The ISSB standards (IFRS S1 and S2) are built directly on the foundations of SASB and TCFD, offering investors a clear and comparable view of how sustainability risks and opportunities affect financial performance.

At the same time, the ISSB does not replace GRI, it complements it. The two frameworks represent different but compatible lenses:

  • GRI focuses on impact materiality — how the company affects society and the environment.
  • ISSB focuses on financial materiality — how sustainability affects the company’s value and future performance.

Together, they form the foundation of the double materiality concept now embedded in European reporting frameworks such as the European Sustainability Reporting Standards (ESRS) under the CSRD.

This convergence is also visible in the EU’s Voluntary SME Standard (VSME), designed to help smaller companies disclose relevant sustainability information without facing the same complexity as large listed entities.

While their scope differs, the direction is the same: global consistency, local relevance, and higher credibility.

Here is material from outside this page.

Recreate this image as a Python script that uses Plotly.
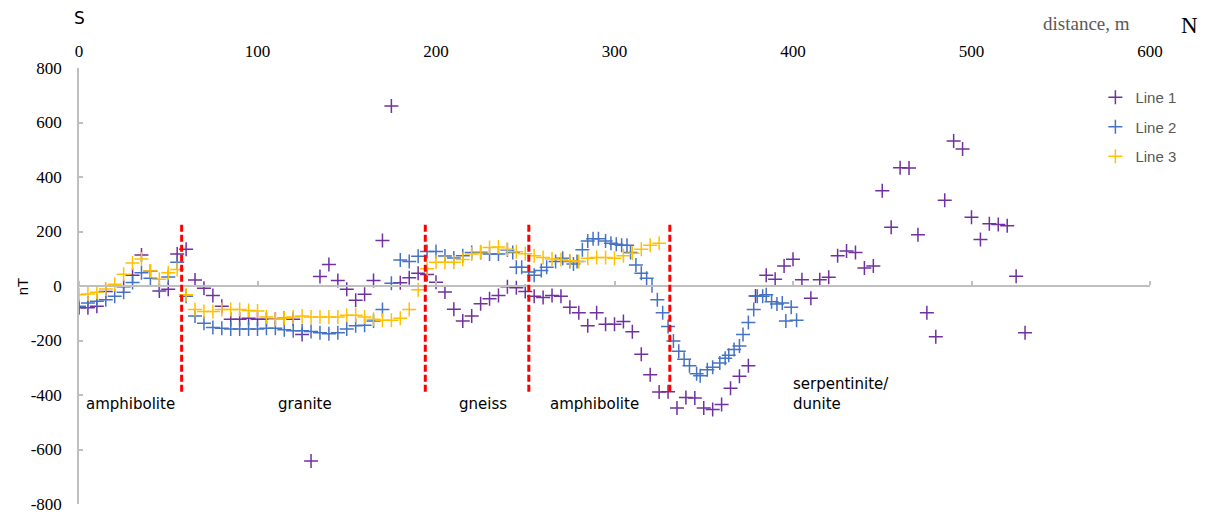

From Reporting to Decision-Making

Today, sustainability reporting has transcended its original purpose. It’s more than a document for investors or NGOs; instead, it’s a decision-making system embedded within business operations.

Companies use sustainability data to evaluate investments, forecast risks, and design strategies that balance profitability with long-term resilience.
This shift reflects the growing integration of sustainability and finance, where non-financial metrics increasingly determine financial outcomes.

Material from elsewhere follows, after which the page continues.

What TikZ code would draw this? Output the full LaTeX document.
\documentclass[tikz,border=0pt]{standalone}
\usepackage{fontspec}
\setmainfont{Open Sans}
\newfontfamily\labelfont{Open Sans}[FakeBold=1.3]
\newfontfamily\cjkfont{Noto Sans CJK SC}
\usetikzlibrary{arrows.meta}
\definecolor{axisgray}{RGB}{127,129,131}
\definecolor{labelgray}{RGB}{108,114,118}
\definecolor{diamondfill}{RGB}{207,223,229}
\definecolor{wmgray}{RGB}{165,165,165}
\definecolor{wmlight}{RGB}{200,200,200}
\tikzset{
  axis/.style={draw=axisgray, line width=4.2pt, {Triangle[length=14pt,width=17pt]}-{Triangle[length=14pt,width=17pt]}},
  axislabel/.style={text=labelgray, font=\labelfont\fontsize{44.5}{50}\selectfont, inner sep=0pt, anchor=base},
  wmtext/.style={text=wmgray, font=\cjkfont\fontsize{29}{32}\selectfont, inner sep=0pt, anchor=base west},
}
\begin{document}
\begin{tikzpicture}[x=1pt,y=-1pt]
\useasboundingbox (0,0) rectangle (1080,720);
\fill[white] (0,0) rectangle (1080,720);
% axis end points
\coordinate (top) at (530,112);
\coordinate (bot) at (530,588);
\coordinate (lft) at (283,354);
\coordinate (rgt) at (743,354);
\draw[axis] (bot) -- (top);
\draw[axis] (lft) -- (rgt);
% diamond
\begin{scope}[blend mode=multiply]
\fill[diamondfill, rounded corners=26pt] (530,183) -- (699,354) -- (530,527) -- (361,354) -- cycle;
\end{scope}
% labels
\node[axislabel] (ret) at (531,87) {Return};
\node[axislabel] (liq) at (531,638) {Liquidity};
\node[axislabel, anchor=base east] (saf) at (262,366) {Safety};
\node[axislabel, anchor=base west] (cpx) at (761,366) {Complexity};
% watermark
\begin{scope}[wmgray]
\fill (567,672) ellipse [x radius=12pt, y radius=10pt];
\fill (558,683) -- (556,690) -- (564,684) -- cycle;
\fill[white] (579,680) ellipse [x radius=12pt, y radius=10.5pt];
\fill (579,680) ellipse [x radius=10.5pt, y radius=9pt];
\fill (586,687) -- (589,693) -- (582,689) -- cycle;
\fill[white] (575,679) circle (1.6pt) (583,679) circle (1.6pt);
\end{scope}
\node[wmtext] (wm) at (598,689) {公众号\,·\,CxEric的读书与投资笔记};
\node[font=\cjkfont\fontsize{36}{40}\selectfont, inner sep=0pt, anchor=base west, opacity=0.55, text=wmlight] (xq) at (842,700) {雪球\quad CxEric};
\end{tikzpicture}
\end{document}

Even amid shifting regulatory timelines, the momentum is clear. Delays in EU directives haven’t slowed market expectations. Investors still ask tough questions about climate risk and governance. Customers still expect traceability, and employees still want transparency.

In other words, sustainability reporting has become a living discipline, one that evolves continuously, shaped by new risks, technologies, and stakeholder demands.

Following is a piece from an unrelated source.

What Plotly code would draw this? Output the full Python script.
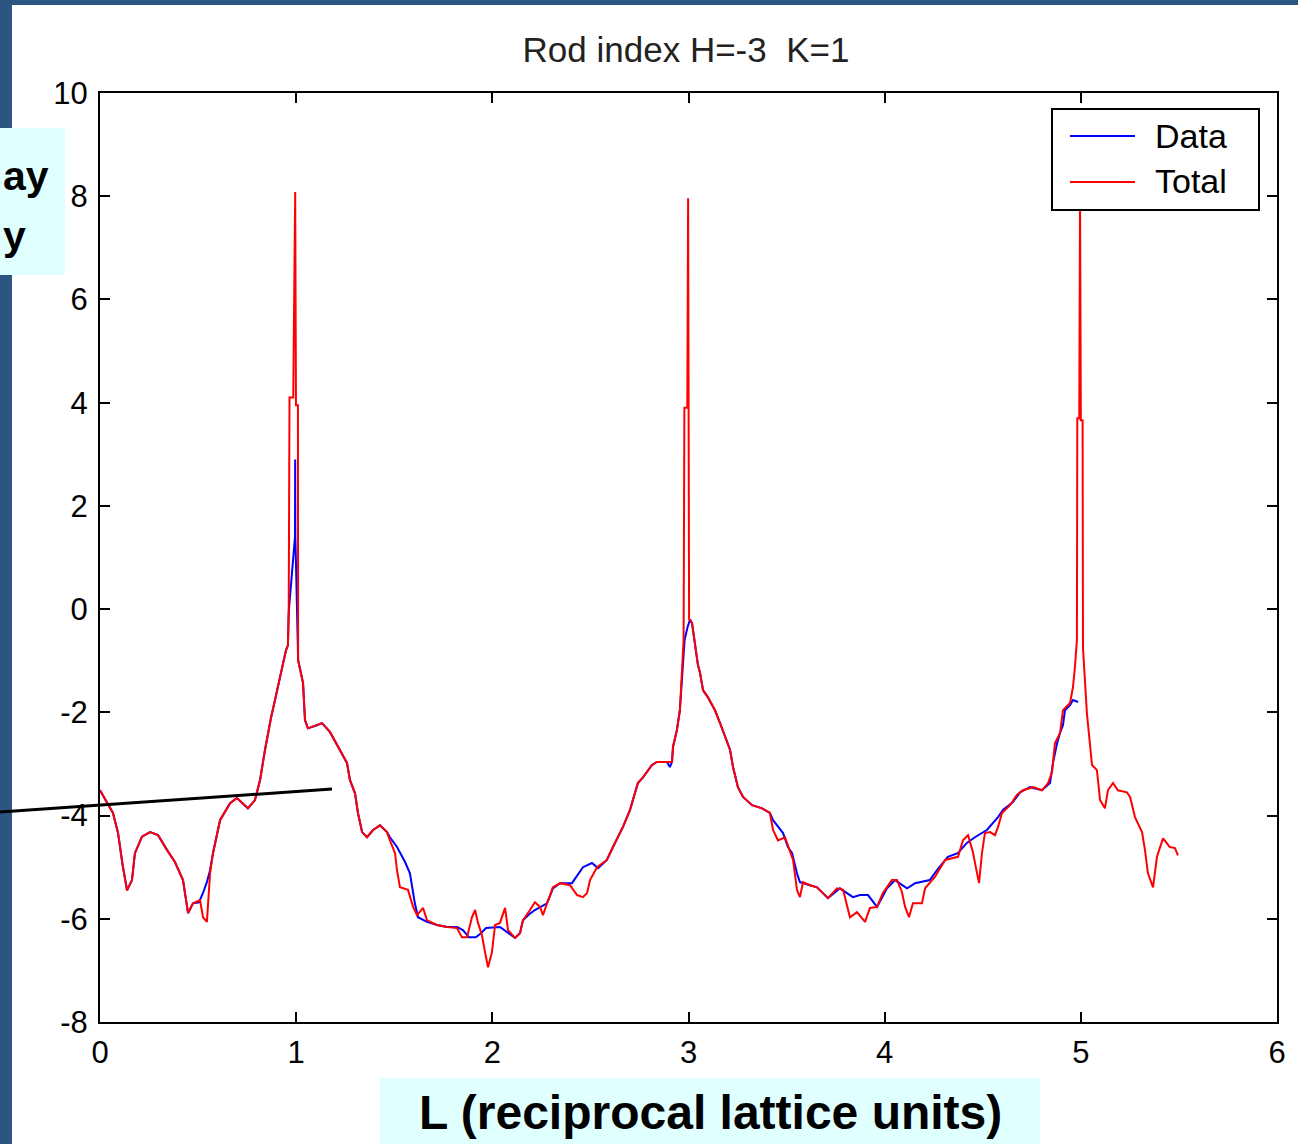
import plotly.graph_objects as go

# ---------------- data ----------------
L_total = [0.000, 0.030, 0.066, 0.092, 0.115, 0.138, 0.150, 0.163, 0.178, 0.214, 0.255, 0.296, 0.342, 0.382,
           0.423, 0.449, 0.474, 0.510, 0.525, 0.545, 0.561, 0.576, 0.612, 0.663, 0.698, 0.754, 0.790, 0.816,
           0.841, 0.856, 0.872, 0.887, 0.902, 0.918, 0.933, 0.948, 0.958, 0.962,
           0.966, 0.985, 0.995, 0.999, 1.009, 1.010, 1.035, 1.045, 1.060, 1.106, 1.132, 1.172, 1.223, 1.259,
           1.274, 1.300, 1.315, 1.336, 1.361, 1.392, 1.427, 1.463, 1.478, 1.504, 1.514, 1.529, 1.570, 1.596,
           1.616, 1.647, 1.667, 1.718, 1.769, 1.820, 1.845, 1.871, 1.896, 1.912, 1.927, 1.947, 1.963, 1.978,
           1.998, 2.014, 2.039, 2.065, 2.080, 2.116, 2.141, 2.156, 2.192, 2.217, 2.243, 2.258, 2.279, 2.309,
           2.345, 2.396, 2.432, 2.462, 2.483, 2.498, 2.534, 2.584, 2.615, 2.666, 2.702, 2.742, 2.768, 2.814,
           2.839, 2.890, 2.916, 2.921, 2.941, 2.956, 2.967, 2.975,
           2.979, 2.994, 2.998, 3.003, 3.018, 3.033, 3.048, 3.059, 3.074, 3.099, 3.135, 3.161, 3.186, 3.212,
           3.227, 3.252, 3.278, 3.324, 3.375, 3.415, 3.431, 3.456, 3.492, 3.517, 3.533, 3.553, 3.568, 3.584,
           3.619, 3.655, 3.711, 3.757, 3.788, 3.823, 3.859, 3.900, 3.925, 3.961, 3.991, 4.037, 4.063, 4.088,
           4.104, 4.124, 4.144, 4.190, 4.206, 4.256, 4.308, 4.374, 4.399, 4.425, 4.450, 4.471, 4.481, 4.496,
           4.511, 4.537, 4.562, 4.578, 4.598, 4.639, 4.674, 4.705, 4.756, 4.802, 4.833, 4.853, 4.868, 4.894,
           4.909, 4.945, 4.960, 4.970, 4.980,
           4.982, 4.992, 4.996, 5.000, 5.009, 5.011, 5.031, 5.047, 5.057, 5.082, 5.098, 5.123, 5.138, 5.164,
           5.189, 5.235, 5.251, 5.276, 5.312, 5.327, 5.342, 5.368, 5.388, 5.419, 5.454, 5.480, 5.495]
total_vals = [-3.51, -3.70, -3.95, -4.34, -4.95, -5.45, -5.35, -5.25, -4.73, -4.41, -4.32, -4.38, -4.67, -4.90,
              -5.25, -5.89, -5.70, -5.64, -5.97, -6.06, -5.12, -4.73, -4.09, -3.76, -3.66, -3.86, -3.70, -3.31,
              -2.73, -2.40, -2.10, -1.85, -1.60, -1.28, -1.05, -0.80, -0.70, -0.06,
              4.10, 4.10, 8.08, 3.95, 3.95, -0.99, -1.43, -2.15, -2.31, -2.25, -2.21, -2.38, -2.73, -2.98,
              -3.31, -3.57, -3.95, -4.32, -4.42, -4.28, -4.19, -4.32, -4.48, -4.73, -5.06, -5.39, -5.44, -5.77,
              -5.93, -5.79, -6.03, -6.12, -6.16, -6.18, -6.36, -6.36, -5.97, -5.83, -6.08, -6.32, -6.65, -6.94,
              -6.65, -6.12, -6.08, -5.79, -6.22, -6.37, -6.28, -6.03, -5.83, -5.68, -5.77, -5.93, -5.70, -5.39,
              -5.31, -5.35, -5.54, -5.58, -5.50, -5.25, -5.00, -4.86, -4.61, -4.22, -3.89, -3.37, -3.26, -3.02,
              -2.96, -2.96, -2.96, -2.67, -2.34, -1.96, -1.24, -0.60,
              3.90, 3.90, 7.96, -0.20, -0.27, -0.68, -1.08, -1.24, -1.57, -1.71, -1.96, -2.21, -2.48, -2.73,
              -3.06, -3.45, -3.64, -3.80, -3.86, -3.95, -4.28, -4.48, -4.42, -4.67, -4.86, -5.44, -5.58, -5.29,
              -5.35, -5.39, -5.60, -5.41, -5.44, -5.97, -5.87, -6.06, -5.79, -5.77, -5.50, -5.25, -5.25, -5.48,
              -5.77, -5.97, -5.70, -5.70, -5.41, -5.19, -4.86, -4.80, -4.48, -4.38, -4.71, -5.12, -5.31, -4.73,
              -4.34, -4.32, -4.38, -4.22, -3.95, -3.80, -3.60, -3.51, -3.45, -3.51, -3.37, -3.16, -2.60, -2.40,
              -1.96, -1.82, -1.51, -1.12, -0.60,
              3.70, 3.70, 8.00, 3.66, 3.66, -0.76, -2.02, -2.67, -3.02, -3.12, -3.70, -3.86, -3.51, -3.37,
              -3.51, -3.55, -3.64, -4.03, -4.32, -4.67, -5.12, -5.39, -4.80, -4.44, -4.61, -4.63, -4.77]

L_data = [0.000, 0.030, 0.066, 0.092, 0.115, 0.138, 0.150, 0.163, 0.178, 0.214, 0.255, 0.296, 0.342, 0.382,
          0.423, 0.449, 0.474, 0.505, 0.525, 0.545, 0.561, 0.576, 0.612, 0.663, 0.698, 0.754, 0.790, 0.816,
          0.841, 0.856, 0.872, 0.887, 0.902, 0.918, 0.933, 0.948, 0.958, 0.962,
          0.994, 0.995, 0.996, 1.010, 1.035, 1.045, 1.060, 1.106, 1.132, 1.172, 1.223, 1.259,
          1.274, 1.300, 1.315, 1.336, 1.361, 1.392, 1.427, 1.463, 1.478, 1.514, 1.555, 1.580, 1.590, 1.605,
          1.621, 1.667, 1.718, 1.769, 1.820, 1.850, 1.881, 1.916, 1.942, 1.968, 2.039, 2.075, 2.116, 2.141,
          2.156, 2.192, 2.217, 2.279, 2.309, 2.345, 2.406, 2.462, 2.508, 2.539, 2.584, 2.615, 2.666, 2.702,
          2.742, 2.768, 2.814, 2.839, 2.890, 2.905, 2.916, 2.921, 2.941, 2.956, 2.967, 2.980, 2.995, 3.008,
          3.018, 3.033, 3.048, 3.059, 3.074, 3.099, 3.135, 3.161, 3.186, 3.212,
          3.227, 3.252, 3.278, 3.324, 3.375, 3.415, 3.431, 3.482, 3.507, 3.528, 3.553, 3.568, 3.619, 3.655,
          3.711, 3.772, 3.838, 3.874, 3.915, 3.961, 4.012, 4.053, 4.114, 4.155, 4.230, 4.266, 4.322, 4.373,
          4.419, 4.460, 4.521, 4.578, 4.603, 4.654, 4.690, 4.741, 4.802, 4.843, 4.858, 4.879, 4.894, 4.909,
          4.919, 4.945, 4.960, 4.986]
data_vals = [-3.51, -3.70, -3.95, -4.34, -4.95, -5.45, -5.35, -5.25, -4.73, -4.41, -4.32, -4.38, -4.67, -4.90,
             -5.25, -5.89, -5.70, -5.68, -5.50, -5.29, -5.06, -4.73, -4.09, -3.76, -3.66, -3.86, -3.70, -3.31,
             -2.73, -2.40, -2.10, -1.85, -1.60, -1.28, -1.05, -0.80, -0.70, -0.06,
             1.40, 2.90, 1.40, -0.99, -1.43, -2.15, -2.31, -2.25, -2.21, -2.38, -2.73, -2.98,
             -3.31, -3.57, -3.95, -4.32, -4.42, -4.28, -4.19, -4.32, -4.42, -4.61, -4.90, -5.12, -5.35, -5.70,
             -5.97, -6.06, -6.12, -6.16, -6.16, -6.22, -6.36, -6.36, -6.28, -6.18, -6.16, -6.26, -6.37, -6.28,
             -6.03, -5.90, -5.83, -5.70, -5.41, -5.31, -5.31, -5.00, -4.92, -5.02, -4.86, -4.61, -4.22, -3.89,
             -3.37, -3.26, -3.02, -2.96, -2.96, -3.06, -2.96, -2.67, -2.34, -1.96, -1.24, -0.60, -0.35, -0.20,
             -0.27, -0.68, -1.08, -1.24, -1.57, -1.71, -1.96, -2.21, -2.48, -2.73,
             -3.06, -3.45, -3.64, -3.80, -3.86, -3.95, -4.09, -4.34, -4.61, -4.73, -5.12, -5.29, -5.35, -5.39,
             -5.60, -5.41, -5.58, -5.54, -5.54, -5.77, -5.41, -5.25, -5.41, -5.31, -5.25, -5.06, -4.80, -4.73,
             -4.53, -4.42, -4.28, -4.03, -3.89, -3.74, -3.55, -3.45, -3.51, -3.37, -2.98, -2.60, -2.40, -2.25,
             -1.96, -1.86, -1.76, -1.80]

x_ticks = [0, 1, 2, 3, 4, 5, 6]
y_ticks = [-8, -6, -4, -2, 0, 2, 4, 6, 8, 10]
title_text = "Rod index H=-3  K=1"
legend_names = ["Data", "Total"]
xlabel_text = "L (reciprocal lattice units)"
side_text = ["ay", "y"]

# ---------------- layout geometry (pixels) ----------------
W, H = 1298, 1144
ML, MR, MT, MB = 100, 21, 93, 122
PW, PH = W - ML - MR, H - MT - MB


def px(x):
    return (x - ML) / PW


def py(y):
    return (H - MB - y) / PH


FONT = "Liberation Sans, Arial, Helvetica, sans-serif"
SLIDE_BLUE = "#2c5582"
CYAN = "#e0ffff"

fig = go.Figure()
fig.add_trace(go.Scatter(x=L_data, y=data_vals, mode="lines", name=legend_names[0],
                         line=dict(color="#0000ff", width=2), showlegend=False))
fig.add_trace(go.Scatter(x=L_total, y=total_vals, mode="lines", name=legend_names[1],
                         line=dict(color="#ff0000", width=2), showlegend=False))

axis_common = dict(showline=True, linewidth=2, linecolor="black", mirror="ticks",
                   ticks="inside", ticklen=10, tickwidth=2, tickcolor="black",
                   showgrid=False, zeroline=False,
                   tickfont=dict(family=FONT, size=31, color="black"))
fig.update_xaxes(range=[0, 6], tickvals=x_ticks, ticktext=[str(v) for v in x_ticks],
                 ticklabelstandoff=2, **axis_common)
fig.update_yaxes(range=[-8, 10], tickvals=y_ticks, ticktext=[str(v) for v in y_ticks],
                 ticklabelstandoff=4, **axis_common)

shapes = []
# slide frame (dark blue strips)
shapes.append(dict(type="rect", xref="paper", yref="paper", x0=px(0), x1=px(12), y0=py(H), y1=py(0),
                   fillcolor=SLIDE_BLUE, line=dict(width=0), layer="below"))
shapes.append(dict(type="rect", xref="paper", yref="paper", x0=px(0), x1=px(W), y0=py(5), y1=py(0),
                   fillcolor=SLIDE_BLUE, line=dict(width=0), layer="below"))
# cyan text boxes
shapes.append(dict(type="rect", xref="paper", yref="paper", x0=px(0), x1=px(65), y0=py(275), y1=py(128),
                   fillcolor=CYAN, line=dict(width=0), layer="above"))
shapes.append(dict(type="rect", xref="paper", yref="paper", x0=px(380), x1=px(1040), y0=py(H), y1=py(1078),
                   fillcolor=CYAN, line=dict(width=0), layer="above"))
# pointer line
shapes.append(dict(type="line", xref="paper", yref="paper", x0=px(0), y0=py(812), x1=px(332), y1=py(789),
                   line=dict(color="black", width=3), layer="above"))
# legend box
shapes.append(dict(type="rect", xref="paper", yref="paper", x0=px(1052), x1=px(1259), y0=py(210), y1=py(109),
                   fillcolor="white", line=dict(color="black", width=2), layer="above"))
shapes.append(dict(type="line", xref="paper", yref="paper", x0=px(1070), x1=px(1135), y0=py(136), y1=py(136),
                   line=dict(color="#0000ff", width=2), layer="above"))
shapes.append(dict(type="line", xref="paper", yref="paper", x0=px(1070), x1=px(1135), y0=py(182), y1=py(182),
                   line=dict(color="#ff0000", width=2), layer="above"))

annotations = [
    dict(text=legend_names[0], xref="paper", yref="paper", x=px(1153), y=py(136), xanchor="left",
         yanchor="middle", showarrow=False, font=dict(family=FONT, size=34, color="black")),
    dict(text=legend_names[1], xref="paper", yref="paper", x=px(1153), y=py(181), xanchor="left",
         yanchor="middle", showarrow=False, font=dict(family=FONT, size=34, color="black")),
    dict(text="<b>" + side_text[0] + "</b>", xref="paper", yref="paper", x=px(1), y=py(176), xanchor="left",
         yanchor="middle", showarrow=False, font=dict(family=FONT, size=41, color="black")),
    dict(text="<b>" + side_text[1] + "</b>", xref="paper", yref="paper", x=px(1), y=py(236), xanchor="left",
         yanchor="middle", showarrow=False, font=dict(family=FONT, size=41, color="black")),
    dict(text="<b>" + xlabel_text + "</b>", xref="paper", yref="paper", x=px(710), y=py(1112),
         xanchor="center", yanchor="middle", showarrow=False, font=dict(family=FONT, size=48, color="black")),
]

fig.update_layout(
    width=W, height=H,
    margin=dict(l=ML, r=MR, t=MT, b=MB, autoexpand=False),
    paper_bgcolor="white", plot_bgcolor="white",
    title=dict(text=title_text, x=px(686), xref="paper", xanchor="center",
               y=1 - 50 / H, yref="container", yanchor="middle",
               font=dict(family=FONT, size=35, color="#222222")),
    shapes=shapes, annotations=annotations, showlegend=False,
)

fig.write_html("out.html")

A Snapshot of Framework Evolution

A Story Still Being Written

The evolution of sustainability reporting frameworks tells a broader story, one of increasing maturity, accountability, and convergence.

What started as a voluntary experiment in transparency has become a fundamental part of how businesses communicate performance, manage risk, and plan for the future.

The frameworks may continue to evolve, but the direction is unmistakable: toward transparency, comparability, and accountability.

Sustainability reporting is about building credibility and shaping a business fit for the future.

If your organization is navigating this changing landscape, our collective of senior sustainability experts helps turn complex reporting requirements into clear, credible communication.

Explore our sustainability reporting services to see how we support companies in moving from compliance to clarity.

FAQs: Sustainability Reporting

What is sustainability reporting?

Sustainability reporting is the process of measuring and disclosing a company’s environmental, social, and governance (ESG) performance. It helps organizations communicate how they manage risks and opportunities related to sustainability and how these impact long-term value creation.

What are the main sustainability reporting frameworks?

The most widely recognized frameworks include:

GRI Standards — focused on broad stakeholder transparency and impact materiality.

SASB Standards — sector-specific, emphasizing financial materiality.

TCFD — centered on climate-related risks and governance.

ISSB Standards — integrating SASB and TCFD under the IFRS Foundation for investor-focused disclosure.

ESRS and VSME — the EU’s double-materiality frameworks aligning regulatory and voluntary approaches.

How has sustainability reporting evolved over time?

Sustainability reporting began as voluntary transparency under GRI, expanded into investor relevance with SASB and TCFD, and is now converging through ISSB and ESRS frameworks. The field continues to evolve toward global consistency and data-driven accountability.

Why is sustainability reporting important for companies today?

Beyond compliance, sustainability reporting builds credibility with stakeholders, informs strategic decisions, and improves resilience. It’s how companies show progress, manage risk, and demonstrate accountability in a changing global economy.